As a note on something I find interesting about writing (for me).  Oftentimes I'll have the chapter plotted out in a collection of sentences that describe what I want the character to do.  Then during the actual writing it becomes less of just describing those events and more of discovering how my characters are going to accomplish them in the moment.  No idea if what I just wrote makes sense at all.  But it's something that I've been feeling for a while.  Good or bad.  It's an odd feeling.  

 

Yep--I do something similar.  I start with a general outline and character description, then as I write, I'm adding little sentences here and there of places I want to go during the story.  Of course sometimes the characters have different ideas...

 

 

My first novel took me 10 years to finish and another 3 to revise. It's currently 225,000 words and I'll never submit it because I know it's not publishable. I learned that from my first 3 months listening to Writing Excuses. Now my writing log tells me I'm at 943,000 words all-in (roughly - I've been writing a long time, kids). I've learned an absolutel ton(ne), but I know I'll never stop learning, or stop writing.

 

Sounds very familiar.  My first novel (the original version of Seeds of Dissolution, which also took about 10 years) was 204,000 words and also unpublishable.  I don't have a complete writing log, but a quick tally of all the pieces I've written totals to around 726,000 words.  Maybe 750,000 if you include rewrites and other bits and pieces.

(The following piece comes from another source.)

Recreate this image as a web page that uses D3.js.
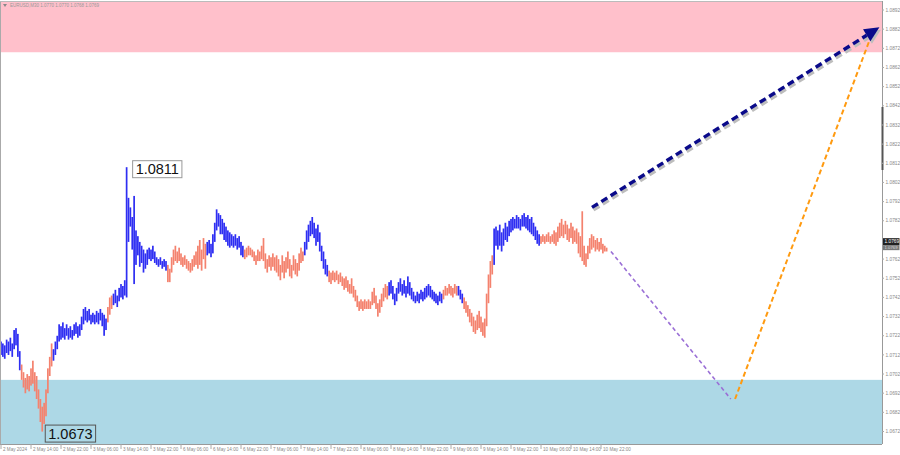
<!DOCTYPE html>
<html><head><meta charset="utf-8">
<script src="https://cdn.jsdelivr.net/npm/d3@7"></script>
<style>body{margin:0;background:#fff}svg{display:block}</style>
</head><body>
<svg id="c" width="900" height="455"></svg>
<script>
// ---------------- data ----------------
const chartTitle = "EURUSD,M30  1.0770 1.0770 1.0768 1.0769";
const timeLabels = ["2 May 2024","2 May 14:00","2 May 22:00","3 May 06:00","3 May 14:00","3 May 22:00",
  "6 May 06:00","6 May 14:00","6 May 22:00","7 May 06:00","7 May 14:00","7 May 22:00","8 May 06:00",
  "8 May 14:00","8 May 22:00","9 May 06:00","9 May 14:00","9 May 22:00","10 May 06:00","10 May 14:00","10 May 22:00"];
const barsPerLabel = 16;
const priceTicks = [1.0892,1.0882,1.0872,1.0862,1.0852,1.0842,1.0832,1.0822,1.0812,1.0802,1.0792,1.0782,
  1.0762,1.0752,1.0742,1.0732,1.0722,1.0712,1.0702,1.0692,1.0682,1.0672];
const highs = [
 1.0720,1.0719,1.0718,1.0721,1.0720,1.0722,1.0719,1.0726,1.0727,1.0724,1.0715,
 1.0708,1.0704,1.0701,1.0703,1.0702,1.0706,1.0710,1.0704,1.0702,1.0695,1.0690,1.0686,1.0688,1.0695,1.0706,1.0712,1.0719,
 1.0716,1.0720,1.0723,1.0729,1.0728,1.0730,1.0727,1.0729,1.0727,1.0728,1.0726,1.0729,1.0730,1.0728,1.0729,1.0733,1.0737,1.0738,1.0736,1.0737,1.0734,1.0735,1.0734,1.0736,1.0735,1.0737,1.0735,1.0734,1.0732,
 1.0738,1.0743,1.0744,
 1.0745,1.0747,1.0744,1.0748,1.0750,1.0749,1.0752,
 1.0811,
 1.0795,1.0790,1.0785,1.0796,1.0778,1.0775,1.0772,1.0770,1.0768,1.0766,1.0768,1.0769,1.0768,1.0770,1.0767,1.0764,1.0763,1.0764,1.0762,1.0763,1.0762,
 1.0760,1.0758,1.0764,1.0768,1.0770,1.0767,1.0769,1.0766,1.0764,1.0765,1.0763,1.0762,1.0761,1.0763,1.0765,1.0767,1.0770,1.0773,1.0768,1.0774,1.0771,
 1.0772,1.0773,1.0771,1.0776,1.0782,1.0789,1.0787,1.0786,1.0784,1.0782,1.0780,1.0778,1.0777,1.0776,1.0775,1.0776,1.0774,1.0775,1.0772,1.0770,
 1.0768,1.0769,1.0770,1.0769,1.0768,1.0767,1.0765,1.0768,1.0767,1.0770,1.0774,1.0766,1.0763,1.0765,1.0764,1.0766,1.0764,1.0765,1.0763,1.0760,1.0765,1.0762,1.0764,1.0767,1.0763,1.0760,1.0765,1.0763,1.0761,1.0766,1.0769,1.0767,
 1.0772,1.0778,1.0781,1.0783,1.0785,1.0782,1.0779,1.0781,1.0777,1.0770,1.0767,1.0763,1.0760,
 1.0757,1.0756,1.0757,1.0756,1.0757,1.0755,1.0756,1.0754,1.0753,1.0754,1.0752,1.0750,1.0753,1.0749,1.0747,1.0744,1.0741,1.0742,1.0741,1.0742,1.0741,1.0742,1.0741,1.0746,1.0748,1.0744,1.0740,1.0742,1.0745,1.0748,1.0750,1.0749,
 1.0751,1.0752,1.0749,1.0745,1.0748,1.0751,1.0753,1.0750,1.0752,1.0749,1.0754,1.0751,1.0748,1.0746,1.0744,1.0746,1.0745,1.0747,1.0746,1.0748,1.0749,1.0750,1.0749,1.0747,1.0746,1.0745,1.0744,1.0746,1.0745,
 1.0747,1.0749,1.0748,1.0750,1.0749,1.0748,1.0750,1.0749,
 1.0749,1.0747,1.0745,
 1.0743,1.0741,1.0739,1.0737,1.0735,1.0733,1.0731,1.0734,1.0736,1.0733,1.0730,1.0732,1.0745,1.0755,1.0762,1.0765,
 1.0779,1.0780,1.0778,1.0781,1.0777,1.0779,1.0782,1.0780,1.0783,1.0784,1.0785,1.0784,1.0786,1.0785,1.0784,1.0786,1.0787,1.0785,1.0786,1.0784,1.0785,1.0782,1.0780,1.0778,1.0776,
 1.0775,1.0776,1.0775,1.0776,1.0777,1.0775,1.0776,1.0778,1.0777,1.0780,1.0782,1.0784,1.0781,1.0783,1.0781,1.0779,1.0782,1.0780,1.0778,1.0779,1.0777,1.0775,1.0788,1.0770,1.0766,1.0770,1.0774,1.0776,1.0775,1.0773,1.0774,1.0772,1.0774,1.0771,1.0770,1.0769
];
const lows = [
 1.0713,1.0712,1.0711,1.0714,1.0713,1.0715,1.0712,1.0716,1.0718,1.0712,1.0705,
 1.0700,1.0696,1.0693,1.0695,1.0694,1.0697,1.0698,1.0694,1.0690,1.0685,1.0678,1.0673,1.0677,1.0681,1.0693,1.0702,1.0707,
 1.0710,1.0713,1.0716,1.0720,1.0721,1.0722,1.0721,1.0723,1.0721,1.0722,1.0721,1.0723,1.0724,1.0722,1.0723,1.0726,1.0729,1.0731,1.0730,1.0731,1.0729,1.0730,1.0729,1.0730,1.0729,1.0731,1.0728,1.0723,1.0726,
 1.0730,1.0734,1.0737,
 1.0739,1.0740,1.0738,1.0741,1.0743,1.0742,1.0744,
 1.0743,
 1.0772,1.0780,1.0768,1.0750,1.0760,1.0765,1.0759,1.0761,1.0756,1.0758,1.0760,1.0763,1.0762,1.0763,1.0761,1.0760,1.0759,1.0760,1.0758,1.0759,1.0757,
 1.0751,1.0751,1.0756,1.0760,1.0762,1.0761,1.0762,1.0760,1.0759,1.0760,1.0758,1.0757,1.0756,1.0757,1.0759,1.0760,1.0758,1.0760,1.0757,1.0763,1.0758,
 1.0765,1.0766,1.0764,1.0766,1.0772,1.0778,1.0780,1.0776,1.0776,1.0773,1.0772,1.0770,1.0769,1.0770,1.0769,1.0770,1.0768,1.0769,1.0765,1.0764,
 1.0763,1.0764,1.0765,1.0765,1.0764,1.0762,1.0760,1.0762,1.0762,1.0763,1.0762,1.0758,1.0756,1.0759,1.0757,1.0759,1.0757,1.0756,1.0754,1.0752,1.0756,1.0753,1.0756,1.0758,1.0754,1.0753,1.0757,1.0755,1.0754,1.0757,1.0761,1.0762,
 1.0765,1.0768,1.0772,1.0775,1.0776,1.0774,1.0770,1.0772,1.0767,1.0762,1.0758,1.0755,1.0754,
 1.0751,1.0750,1.0752,1.0751,1.0752,1.0750,1.0751,1.0749,1.0747,1.0748,1.0746,1.0745,1.0745,1.0743,1.0741,1.0738,1.0736,1.0737,1.0736,1.0737,1.0737,1.0737,1.0737,1.0739,1.0740,1.0737,1.0733,1.0735,1.0738,1.0741,1.0743,1.0742,
 1.0744,1.0745,1.0742,1.0739,1.0741,1.0745,1.0746,1.0744,1.0745,1.0743,1.0745,1.0744,1.0742,1.0741,1.0740,1.0741,1.0740,1.0742,1.0741,1.0742,1.0743,1.0744,1.0743,1.0742,1.0741,1.0740,1.0739,1.0741,1.0740,
 1.0742,1.0744,1.0744,1.0745,1.0744,1.0743,1.0745,1.0744,
 1.0744,1.0742,1.0740,
 1.0737,1.0735,1.0733,1.0730,1.0728,1.0725,1.0724,1.0726,1.0727,1.0725,1.0723,1.0722,1.0728,1.0740,1.0748,1.0755,
 1.0760,1.0770,1.0768,1.0770,1.0767,1.0770,1.0773,1.0772,1.0775,1.0777,1.0778,1.0779,1.0779,1.0779,1.0778,1.0780,1.0780,1.0779,1.0778,1.0777,1.0776,1.0775,1.0773,1.0771,1.0770,
 1.0771,1.0772,1.0771,1.0772,1.0772,1.0771,1.0772,1.0771,1.0770,1.0772,1.0774,1.0775,1.0774,1.0776,1.0773,1.0772,1.0774,1.0771,1.0772,1.0771,1.0766,1.0764,1.0762,1.0760,1.0759,1.0763,1.0766,1.0768,1.0769,1.0767,1.0768,1.0767,1.0768,1.0766,1.0767,1.0767
];
const waveStarts = [0,11,28,57,60,89,110,130,162,175,207,236,244,247,263,288];
const waveDirs   = ["up","down","up","down","up","down","up","down","up","down","up","down","up","down","up","down"];
const extremeLabels = [{bar:67, price:1.0811, text:"1.0811", pos:"top"}, {bar:22, price:1.0673, text:"1.0673", pos:"bottom"}];
const resistanceZone = [1.0871, 1.0905];
const supportZone = [1.0660, 1.0700];
const forecastMain = [{bar:315.2, price:1.0790},{bar:468.5, price:1.0884}];
const forecastDown = [{bar:325.3, price:1.0767},{bar:389.2, price:1.0690}];
const forecastUp   = [{bar:391.5, price:1.0690},{bar:463.5, price:1.0878}];
const lastPrice = 1.0769;

// ---------------- chart ----------------
const svg = d3.select("#c");
const plotR = 882, plotB = 444, plotT = 1;
const x = d3.scaleLinear().domain([0, 320]).range([1, 601]);
const y = d3.scaleLinear().domain([1.0672, 1.0892]).range([433.5, 12]);
const colorOf = {up:"#2e2ef2", down:"#f4826e"};

svg.append("defs").append("clipPath").attr("id","clip")
  .append("rect").attr("x",0).attr("y",plotT).attr("width",plotR).attr("height",plotB-plotT);
const g = svg.append("g").attr("clip-path","url(#clip)");

// zones
g.append("rect").attr("x",0).attr("width",plotR)
  .attr("y", y(resistanceZone[1])).attr("height", y(resistanceZone[0]) - y(resistanceZone[1]))
  .attr("fill","#ffc0cb");
g.append("rect").attr("x",0).attr("width",plotR)
  .attr("y", y(supportZone[1])).attr("height", y(supportZone[0]) - y(supportZone[1]))
  .attr("fill","#add8e6");

// bars
const bars = highs.map((h,i)=>{
  let k = 0; for (let j=0;j<waveStarts.length;j++) if (i>=waveStarts[j]) k=j;
  return {i, h, l: lows[i], dir: waveDirs[k]};
});
g.append("g").selectAll("rect").data(bars).join("rect")
  .attr("x", d=>x(d.i)-0.85).attr("width",1.7)
  .attr("y", d=>y(d.h)).attr("height", d=>Math.max(1, y(d.l)-y(d.h)))
  .attr("fill", d=>colorOf[d.dir]);

// forecasts
const line = d3.line().x(d=>x(d.bar)).y(d=>y(d.price));
g.append("path").attr("d", line(forecastDown)).attr("fill","none")
  .attr("stroke","#9a6fd6").attr("stroke-width",1.6).attr("stroke-dasharray","4,3");
g.append("path").attr("d", line(forecastUp)).attr("fill","none")
  .attr("stroke","#ff9a10").attr("stroke-width",2).attr("stroke-dasharray","5,3");

// main arrow with shadow
function arrow(pts, color, dx, dy) {
  const p0 = [x(pts[0].bar)+dx, y(pts[0].price)+dy], p1 = [x(pts[1].bar)+dx, y(pts[1].price)+dy];
  const len = Math.hypot(p1[0]-p0[0], p1[1]-p0[1]);
  const ux = (p1[0]-p0[0])/len, uy = (p1[1]-p0[1])/len;
  const hl = 15, hw = 7;
  const base = [p1[0]-ux*hl, p1[1]-uy*hl];
  g.append("line").attr("x1",p0[0]).attr("y1",p0[1]).attr("x2",base[0]).attr("y2",base[1])
    .attr("stroke",color).attr("stroke-width",3.4).attr("stroke-dasharray","7,4");
  g.append("path").attr("d", `M${p1[0]},${p1[1]}L${base[0]-uy*hw},${base[1]+ux*hw}L${base[0]+uy*hw},${base[1]-ux*hw}Z`)
    .attr("fill",color);
}
arrow(forecastMain, "#bdbdbd", 1.5, 2.5);
arrow(forecastMain, "#0a0a8a", 0, 0);

// extreme labels
extremeLabels.forEach(d=>{
  const bx = x(d.bar) + (d.pos==="top" ? 6 : 3);
  const by = y(d.price) + 2;
  const grp = svg.append("g");
  const t = grp.append("text").attr("x", bx+3).attr("y", by).attr("dy","0.36em")
    .attr("font-family","Liberation Sans, Arial, sans-serif").attr("font-size",14.5).attr("fill","#111").text(d.text);
  const w = t.node().getComputedTextLength();
  grp.insert("rect","text").attr("x",bx).attr("y",by-8.5).attr("width",w+6).attr("height",17)
    .attr("fill", d.pos==="top" ? "#fff" : "none").attr("stroke", d.pos==="top" ? "#999" : "#555").attr("stroke-width",1);
});

// frame
svg.append("line").attr("x1",0.5).attr("x2",0.5).attr("y1",plotT).attr("y2",plotB).attr("stroke","#aaa");
svg.append("line").attr("x1",0).attr("x2",plotR).attr("y1",1.5).attr("y2",1.5).attr("stroke","#bbb");
svg.append("line").attr("x1",0).attr("x2",plotR).attr("y1",plotB+0.5).attr("y2",plotB+0.5).attr("stroke","#999");
svg.append("line").attr("x1",plotR+0.5).attr("x2",plotR+0.5).attr("y1",plotT).attr("y2",plotB).attr("stroke","#999");
svg.append("line").attr("x1",plotR+0.5).attr("x2",plotR+0.5).attr("y1",107).attr("y2",170).attr("stroke","#555").attr("stroke-width",2);

// right axis
const fnt = "Liberation Sans, Arial, sans-serif";
svg.append("g").selectAll("text").data(priceTicks).join("text")
  .attr("x", plotR+3.5).attr("y", d=>y(d)-2).attr("dy","0.35em")
  .attr("font-family",fnt).attr("font-size",4.8).attr("fill","#888").text(d=>d.toFixed(4));
svg.append("g").selectAll("line").data(priceTicks).join("line")
  .attr("x1",plotR).attr("x2",plotR+2).attr("y1",d=>y(d)-2).attr("y2",d=>y(d)-2).attr("stroke","#aaa");
// last price box
const ly = y(lastPrice)-6;
svg.append("rect").attr("x",plotR+1).attr("y",ly-3.5).attr("width",16.5).attr("height",7).attr("fill","#222");
svg.append("text").attr("x",plotR+2.5).attr("y",ly).attr("dy","0.35em").attr("font-family",fnt)
  .attr("font-size",4.8).attr("fill","#fff").text(lastPrice.toFixed(4));
svg.append("rect").attr("x",plotR+1).attr("y",ly+3.5).attr("width",16.5).attr("height",5).attr("fill","#777");
svg.append("text").attr("x",plotR+2.5).attr("y",ly+6).attr("dy","0.35em").attr("font-family",fnt)
  .attr("font-size",4.3).attr("fill","#ddd").text(lastPrice.toFixed(4));

// time axis
const tl = svg.append("g");
timeLabels.forEach((t,k)=>{
  const xx = x(k*barsPerLabel);
  tl.append("line").attr("x1",xx).attr("x2",xx).attr("y1",plotB).attr("y2",plotB+5).attr("stroke","#aaa");
  tl.append("text").attr("x",xx+2).attr("y",plotB+5).attr("dy","0.35em")
    .attr("font-family",fnt).attr("font-size",4.6).attr("fill","#888").text(t);
});

// title
svg.append("path").attr("d","M3,4 L7,4 L5,7 Z").attr("fill","#888");
svg.append("text").attr("x",10).attr("y",5.5).attr("dy","0.35em").attr("font-family",fnt)
  .attr("font-size",4.5).attr("fill","#999").text(chartTitle);
</script>
</body></html>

So when we hit a million we automatically get published, right?  That's how it works?

Posted

So when we hit a million we automatically get published, right?  That's how it works?

 

That's my understanding, I've written my letter of resignation and planned how to spend my first million, all I need to do now is copy and paste my last completed project, then search and replace the names.

 

I'll recommend you to my agent and publisher.

 

(lmao)

  • 4 weeks later...
Posted

Hey Mandamon, sorry for being late to this but I want to start from the beginning. I've avoided all other comments in order to give an unbiased critique.

 

I'm getting a serious Sanderson-vibe here, which I love. Especially the whole hair thing. Excellent world-building, I must say I'm intrigued. The only issues I've spotted are mostly small things. 

 

For example, "He wasn't too swift." isn't grammatically correct, and is clunky.

 

Another would be, ""What could it be?  Can it help us?"  Kisare rolled her eyes". Having 'Kisare' right after Bel speaks is a bit confusing. I thought it was her speaking. I was kind of thrown, and had to read it a couple of times. It broke my immersion a tad.

 

The runaway slave's punishment was brutal. Made me wince, but I liked it. Really got across how harsh their lives are.

 

The hollow thump got me hooked, too. And combined with the noble's cruelty, I want it to be something that helps them escape, or rise up. The important part is that I want it to be something, which shows I've become invested. I'll read the next part, and comment on your other post.